Cello concertos
di Giuseppe Guggino
L’Orchestra del Massimo di Palermo con il tandem Isserlis/Wellber e l’Orchestra Sinfonica Siciliana con il tandem Bohórquez/Eschenbach si confrontano con due programmi imperniati su due dei più rappresentativi concerti per violoncello e orchestra: quello di Elgar e quello di Schumann.
Palermo, 2 e 3 dicembre 2022 - Chissà se per coincidenza o per calcolo, ma in perfetta sincronia le due maggiori istituzioni palermitane si confrontano a distanza di qualche centinaio di metri – rispettivamente al Teatro Massimo e al Politeama – rispettivamente con il concerto per violoncello e orchestra di Elgar e quello di Schumann, ossia con due delle due pagine più rappresentative della letteratura per cello solista.
Fortunatamente i concerti della Sinfonica Siciliana hanno sempre una replica pomeridiana al giorno seguente e quindi al pubblico palermitano è stata risparmiata la scelta – e sarebbe stata ardua – fra Steven Isserlis con Wellber al Massimo e Claudio Bohórquez con Christoph Eschenbach al Politeama.
E dovendolo fare un confronto la Sinfonica Siciliana vince a man bassa un po’ su quasi tutti i fronti, a cominciare da quello extramusicale, annunciando l’interruzione delle forme di protesta proprio mentre l’Orchestra del Teatro Massimo annuncia l’inizio delle ostilità, ritardando di trenta minuti l’inizio del concerto.
Poi la coerenza interna del programma di Christoph Eschenbach porta ad accostare alla pagina concertistica di Schumann l’Ottava sinfonia di Dvořák che, sin dall’incipit e diffusamente in tutto il primo e il quarte tempo, riserva alla fila dei celli un ruolo di assoluto primo piano, affidando a quella particolare sonorità calda degli archi il maggior numero di spunti tematici di un lavoro particolarmente felice per varietà di invenzione melodica. Non per ultimo la presenza dell’ultraottantenne direttore tedesco, pur col suo gesto discreto, si direbbe minimalista e scevro da qualunque teatralità, sollecita alla compagine siciliana una disciplina fuori dall’ordinario che si innesta sull’ottimo smalto registrato nelle più recenti prove. La fila dei celli ricambia Dvořák con ottima precisione, ma più in generale tutti gli archi rispondono con grande duttilità sin dalla vorticosa Karneval ouverture in apertura del programma. Giustamente le sonorità si prosciugano nel concerto di Schumann dialogando con Claudio Bohórquez, che segnala per il controllo di intonazione e l’accuratezza del fraseggio, suscitando le legittime richieste di bis coronate con la Sarabanda dalla terza delle Suites di Bach.

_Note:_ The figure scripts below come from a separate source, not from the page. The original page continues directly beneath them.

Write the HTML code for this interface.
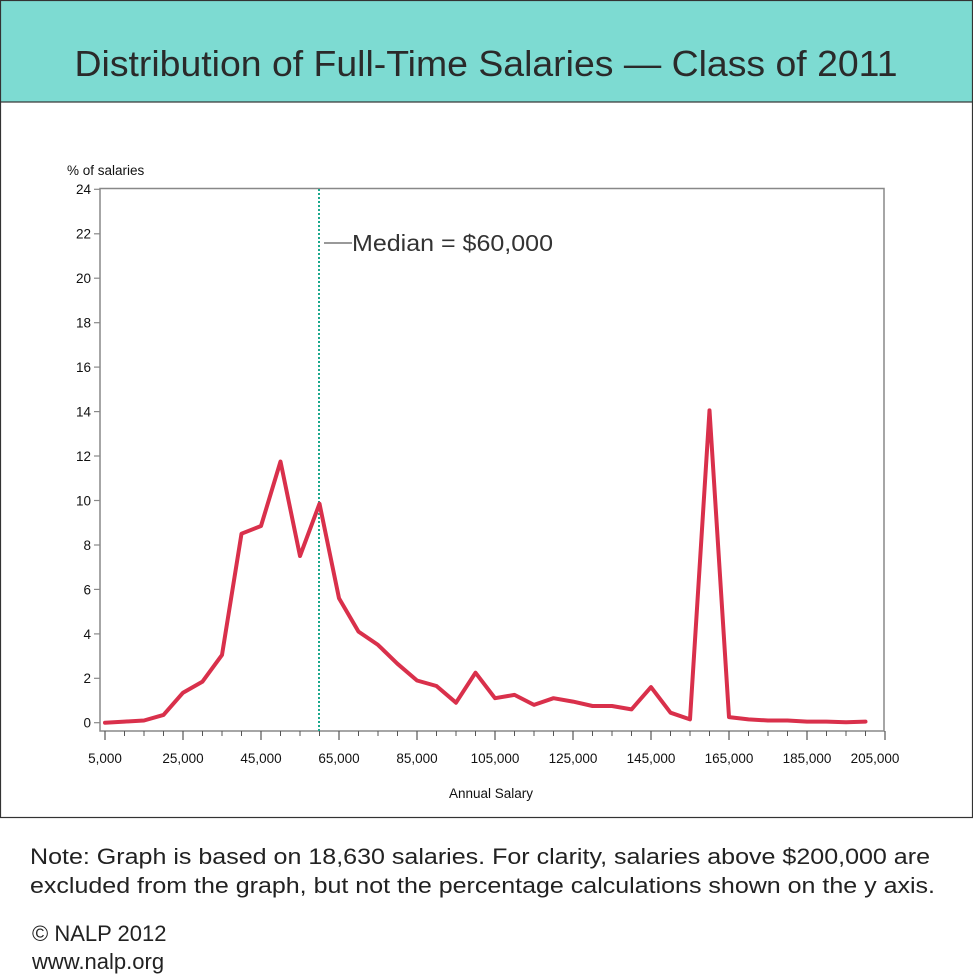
<!DOCTYPE html>
<html><head><meta charset="utf-8"><style>
html,body{margin:0;padding:0;background:#fff;}
svg{display:block;font-family:"Liberation Sans",Arial,sans-serif;}
</style></head><body>
<svg width="973" height="975" viewBox="0 0 973 975" xmlns="http://www.w3.org/2000/svg">
<rect x="0.5" y="0.5" width="972" height="817" fill="#fff" stroke="#333" stroke-width="1.2"/>
<rect x="0.5" y="0.5" width="972" height="101.5" fill="#7DDBD2" stroke="#333" stroke-width="1.2"/>
<text x="486" y="76" font-size="36" fill="#2a2a2a" text-anchor="middle" textLength="823" lengthAdjust="spacingAndGlyphs">Distribution of Full-Time Salaries — Class of 2011</text>

<text x="67" y="175" font-size="13.5" fill="#111">% of salaries</text>
<g stroke="#888" stroke-width="1.5" fill="none">
<rect x="100" y="188.5" width="784" height="542.5"/>
</g>
<g stroke="#888" stroke-width="1.2">
<line x1="94" x2="100" y1="189.3" y2="189.3"/><line x1="94" x2="100" y1="233.8" y2="233.8"/>
<line x1="94" x2="100" y1="278.2" y2="278.2"/><line x1="94" x2="100" y1="322.7" y2="322.7"/>
<line x1="94" x2="100" y1="367.1" y2="367.1"/><line x1="94" x2="100" y1="411.6" y2="411.6"/>
<line x1="94" x2="100" y1="456" y2="456"/><line x1="94" x2="100" y1="500.5" y2="500.5"/>
<line x1="94" x2="100" y1="545" y2="545"/><line x1="94" x2="100" y1="589.4" y2="589.4"/>
<line x1="94" x2="100" y1="633.9" y2="633.9"/><line x1="94" x2="100" y1="678.3" y2="678.3"/>
<line x1="94" x2="100" y1="722.7" y2="722.7"/>
</g>
<g font-size="13.5" fill="#111" text-anchor="end">
<text x="91" y="194">24</text><text x="91" y="238.5">22</text><text x="91" y="283">20</text>
<text x="91" y="327.5">18</text><text x="91" y="372">16</text><text x="91" y="416.5">14</text>
<text x="91" y="461">12</text><text x="91" y="505.5">10</text><text x="91" y="550">8</text>
<text x="91" y="594.5">6</text><text x="91" y="639">4</text><text x="91" y="683">2</text>
<text x="91" y="727.5">0</text>
</g>
<g stroke="#555" stroke-width="1.2">
<line x1="105" x2="105" y1="731" y2="740"/><line x1="183" x2="183" y1="731" y2="740"/>
<line x1="261" x2="261" y1="731" y2="740"/><line x1="339" x2="339" y1="731" y2="740"/>
<line x1="417" x2="417" y1="731" y2="740"/><line x1="495" x2="495" y1="731" y2="740"/>
<line x1="573" x2="573" y1="731" y2="740"/><line x1="651" x2="651" y1="731" y2="740"/>
<line x1="729" x2="729" y1="731" y2="740"/><line x1="807" x2="807" y1="731" y2="740"/>
<line x1="885" x2="885" y1="731" y2="740"/>
</g>
<g stroke="#555" stroke-width="1">
<line x1="124.5" x2="124.5" y1="731" y2="736"/><line x1="144" x2="144" y1="731" y2="736"/><line x1="163.5" x2="163.5" y1="731" y2="736"/>
<line x1="202.5" x2="202.5" y1="731" y2="736"/><line x1="222" x2="222" y1="731" y2="736"/><line x1="241.5" x2="241.5" y1="731" y2="736"/>
<line x1="280.5" x2="280.5" y1="731" y2="736"/><line x1="300" x2="300" y1="731" y2="736"/><line x1="319.5" x2="319.5" y1="731" y2="736"/>
<line x1="358.5" x2="358.5" y1="731" y2="736"/><line x1="378" x2="378" y1="731" y2="736"/><line x1="397.5" x2="397.5" y1="731" y2="736"/>
<line x1="436.5" x2="436.5" y1="731" y2="736"/><line x1="456" x2="456" y1="731" y2="736"/><line x1="475.5" x2="475.5" y1="731" y2="736"/>
<line x1="514.5" x2="514.5" y1="731" y2="736"/><line x1="534" x2="534" y1="731" y2="736"/><line x1="553.5" x2="553.5" y1="731" y2="736"/>
<line x1="592.5" x2="592.5" y1="731" y2="736"/><line x1="612" x2="612" y1="731" y2="736"/><line x1="631.5" x2="631.5" y1="731" y2="736"/>
<line x1="670.5" x2="670.5" y1="731" y2="736"/><line x1="690" x2="690" y1="731" y2="736"/><line x1="709.5" x2="709.5" y1="731" y2="736"/>
<line x1="748.5" x2="748.5" y1="731" y2="736"/><line x1="768" x2="768" y1="731" y2="736"/><line x1="787.5" x2="787.5" y1="731" y2="736"/>
<line x1="826.5" x2="826.5" y1="731" y2="736"/><line x1="846" x2="846" y1="731" y2="736"/><line x1="865.5" x2="865.5" y1="731" y2="736"/>
</g>
<g font-size="13.5" fill="#111" text-anchor="middle">
<text x="105" y="763">5,000</text><text x="183" y="763">25,000</text><text x="261" y="763">45,000</text>
<text x="339" y="763">65,000</text><text x="417" y="763">85,000</text><text x="495" y="763">105,000</text>
<text x="573" y="763">125,000</text><text x="651" y="763">145,000</text><text x="729" y="763">165,000</text>
<text x="807" y="763">185,000</text><text x="875" y="763">205,000</text>
<text x="491" y="798">Annual Salary</text>
</g>
<line x1="319" x2="319" y1="189" y2="731" stroke="#1aa88c" stroke-width="2" stroke-dasharray="2,2"/>
<line x1="324" x2="352" y1="243" y2="243" stroke="#333" stroke-width="1"/>
<text x="352" y="251" font-size="23" fill="#333" textLength="201" lengthAdjust="spacingAndGlyphs">Median = $60,000</text>
<polyline fill="none" stroke="#D9304B" stroke-width="4" stroke-linejoin="round" stroke-linecap="round" points="105,722.7 124.5,721.6 144,720.5 163.5,714.9 183,692.7 202.5,681.6 222,654.9 241.5,533.7 261,526 280.5,461.5 300,556 319.5,503.7 339,598.2 358.5,631.6 378,644.9 397.5,663.8 417,680.5 436.5,686 456,702.7 475.5,672.7 495,698.2 514.5,694.9 534,704.9 553.5,698.2 573,701.6 592.5,706 612,706 631.5,709.4 651,687.1 670.5,712.7 690,719.4 709.5,410.4 729,717.1 748.5,719.4 768,720.5 787.5,720.5 807,721.6 826.5,721.6 846,722.3 865.5,721.6"/>
<g font-size="22" fill="#222">
<text x="30" y="864" textLength="900" lengthAdjust="spacingAndGlyphs">Note: Graph is based on 18,630 salaries. For clarity, salaries above $200,000 are</text>
<text x="30" y="893" textLength="905" lengthAdjust="spacingAndGlyphs">excluded from the graph, but not the percentage calculations shown on the y axis.</text>
<text x="32" y="941">© NALP 2012</text>
<text x="32" y="969">www.nalp.org</text>
</g>
</svg>
</body></html>
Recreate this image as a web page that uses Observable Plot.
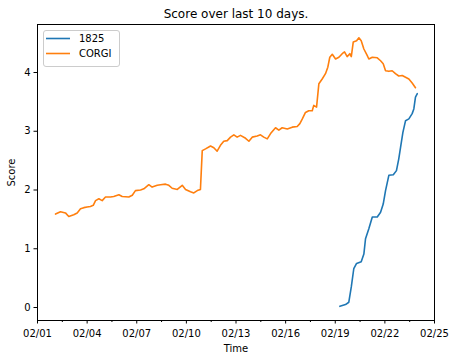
<!DOCTYPE html>
<html>
<head>
<meta charset="utf-8">
<script src="https://cdn.jsdelivr.net/npm/d3@7"></script>
<script src="https://cdn.jsdelivr.net/npm/@observablehq/plot@0.6"></script>
<style>
  html, body { margin: 0; padding: 0; background: white; }
</style>
</head>
<body>
<div id="chart"></div>
<script>
// Days since 02/01 (2021-02-01 00:00 UTC)
const orangeDays = [1.09,1.39,1.69,1.89,2.19,2.40,2.60,2.80,3.00,3.20,3.37,3.51,3.71,3.91,4.11,4.41,4.61,4.92,5.12,5.52,5.73,5.92,6.23,6.43,6.73,6.93,7.24,7.44,7.74,7.94,8.14,8.45,8.75,8.95,9.25,9.45,9.66,9.85,9.96,10.16,10.46,10.66,10.86,11.06,11.26,11.47,11.67,11.87,12.07,12.27,12.58,12.78,12.98,13.28,13.48,13.68,13.89,14.09,14.39,14.59,14.79,15.10,15.40,15.70,15.86,16.01,16.20,16.40,16.61,16.70,16.87,17.01,17.21,17.41,17.55,17.67,17.82,18.02,18.22,18.42,18.56,18.72,18.88,18.97,19.09,19.29,19.43,19.57,19.73,19.93,20.03,20.24,20.54,20.74,20.90,21.04,21.24,21.44,21.64,21.84,22.05,22.25,22.45,22.65,22.85];
const orangeScore = [1.59,1.63,1.61,1.55,1.58,1.61,1.68,1.70,1.71,1.72,1.74,1.82,1.85,1.82,1.88,1.88,1.89,1.92,1.89,1.88,1.91,1.99,2.00,2.02,2.09,2.05,2.08,2.09,2.10,2.08,2.03,2.01,2.08,2.01,1.97,1.95,1.99,2.01,2.67,2.70,2.75,2.72,2.66,2.76,2.83,2.84,2.90,2.94,2.90,2.93,2.88,2.83,2.90,2.92,2.94,2.90,2.87,2.96,3.06,3.02,3.06,3.04,3.07,3.08,3.13,3.21,3.32,3.35,3.35,3.44,3.41,3.81,3.89,3.98,4.09,4.26,4.31,4.23,4.26,4.32,4.35,4.27,4.32,4.27,4.52,4.54,4.59,4.54,4.40,4.29,4.23,4.26,4.25,4.20,4.15,4.03,4.02,4.03,3.98,3.94,3.95,3.92,3.89,3.82,3.74];
const blueDays = [18.28,18.62,18.82,18.97,19.12,19.29,19.57,19.73,19.83,20.03,20.24,20.54,20.74,20.90,21.04,21.24,21.51,21.70,21.84,21.95,22.09,22.25,22.45,22.65,22.75,22.85,22.96];
const blueScore = [0.02,0.05,0.09,0.35,0.66,0.75,0.78,0.91,1.17,1.34,1.54,1.54,1.62,1.76,1.99,2.25,2.26,2.33,2.53,2.73,2.98,3.18,3.21,3.30,3.38,3.58,3.64];

const seriesNames = ["1825", "CORGI"];
const seriesColors = ["#1f77b4", "#ff7f0e"];
const yTicks = [0, 1, 2, 3, 4];
const xMajorDays = [0, 3, 6, 9, 12, 15, 18, 21, 24];
const xMinorDays = [1.5, 4.5, 7.5, 10.5, 13.5, 16.5, 19.5, 22.5];
const titleText = "Score over last 10 days.";
const xLabel = "Time";
const yLabel = "Score";

const t0 = Date.UTC(2021, 1, 1);
const toDate = d => new Date(t0 + d * 86400000);

const blueData = blueDays.map((d, i) => ({t: toDate(d), v: blueScore[i]}));
const orangeData = orangeDays.map((d, i) => ({t: toDate(d), v: orangeScore[i]}));

const font = "DejaVu Sans, sans-serif";

const chart = Plot.plot({
  width: 458,
  height: 360,
  marginLeft: 37,
  marginRight: 24,
  marginTop: 24,
  marginBottom: 40,
  style: {fontFamily: font, fontSize: "10px", background: "white", color: "black"},
  x: {type: "utc", domain: [toDate(0), toDate(24)]},
  y: {domain: [-0.221, 4.817]},
  marks: [
    Plot.axisY({ticks: yTicks, tickSize: 3.5, tickPadding: 3.5, tickFormat: d => String(d),
      label: yLabel, labelAnchor: "center", labelArrow: "none", labelOffset: 30, fontSize: 10}),
    Plot.axisX({ticks: xMajorDays.map(toDate), tickSize: 3.5, tickPadding: 6,
      tickFormat: d3.utcFormat("%m/%d"), label: xLabel, labelAnchor: "center",
      labelArrow: "none", labelOffset: 31, fontSize: 10}),
    Plot.axisX({ticks: xMinorDays.map(toDate), tickSize: 2, tickFormat: () => "", label: null}),
    Plot.frame({stroke: "black", strokeWidth: 1}),
    Plot.line(blueData, {x: "t", y: "v", stroke: seriesColors[0], strokeWidth: 1.6}),
    Plot.line(orangeData, {x: "t", y: "v", stroke: seriesColors[1], strokeWidth: 1.6}),
    Plot.text([titleText], {frameAnchor: "top", lineAnchor: "middle", dy: -10, fontSize: 12, fill: "black"})
  ]
});

document.getElementById("chart").appendChild(chart);

// Legend (upper left inside the frame)
const svg = d3.select(chart);
const lg = svg.append("g").attr("font-family", font).attr("font-size", 10).attr("text-anchor", "start");
lg.append("rect").attr("x", 43.5).attr("y", 30.5).attr("width", 76).attr("height", 36)
  .attr("rx", 2.5).attr("fill", "white").attr("fill-opacity", 0.8)
  .attr("stroke", "#cccccc").attr("stroke-width", 1);
seriesNames.forEach((name, i) => {
  const y = 38.5 + i * 15;
  lg.append("line").attr("x1", 46).attr("x2", 70).attr("y1", y).attr("y2", y)
    .attr("stroke", seriesColors[i]).attr("stroke-width", 1.6);
  lg.append("text").attr("x", 79).attr("y", y).attr("dy", "0.35em")
    .attr("text-anchor", "start").attr("fill", "black").text(name);
});
</script>
</body>
</html>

Per contro il concerto del Massimo di Palermo è destinato ad imprimersi nella memoria per molto poco oltre la maiuscola prova di Isserlis alle prese con il capolavoro dell’ultima fase creativa di Elgar. Il carismatico cellista inglese, ricorrendo ad un’agogica fluida, talvolta dilatando molto i tempi, indugiando in impalpabili pianissimi, si conferma ancora una volta esecutore di assoluto riferimento della pagina, registrando un consenso sinceramente caloroso, che ricambia con una vibrante intonazione de El Cant dels Ocells di Pablo Casals. Di fronte a tanto smalto gli archi dell’Orchestra del Massimo impallidiscono non poco, ma più in generale, nonostante Omer Meir Wellber cerchi di agire come dionisiaco trascinatore, la compagine sembra attraversare una fase di crisi artistica. Prova ne sia l’elevato numero di imprecisioni che, sin dai due accordi iniziali, caratterizza una Terza di Beethoven decisamente non memorabile.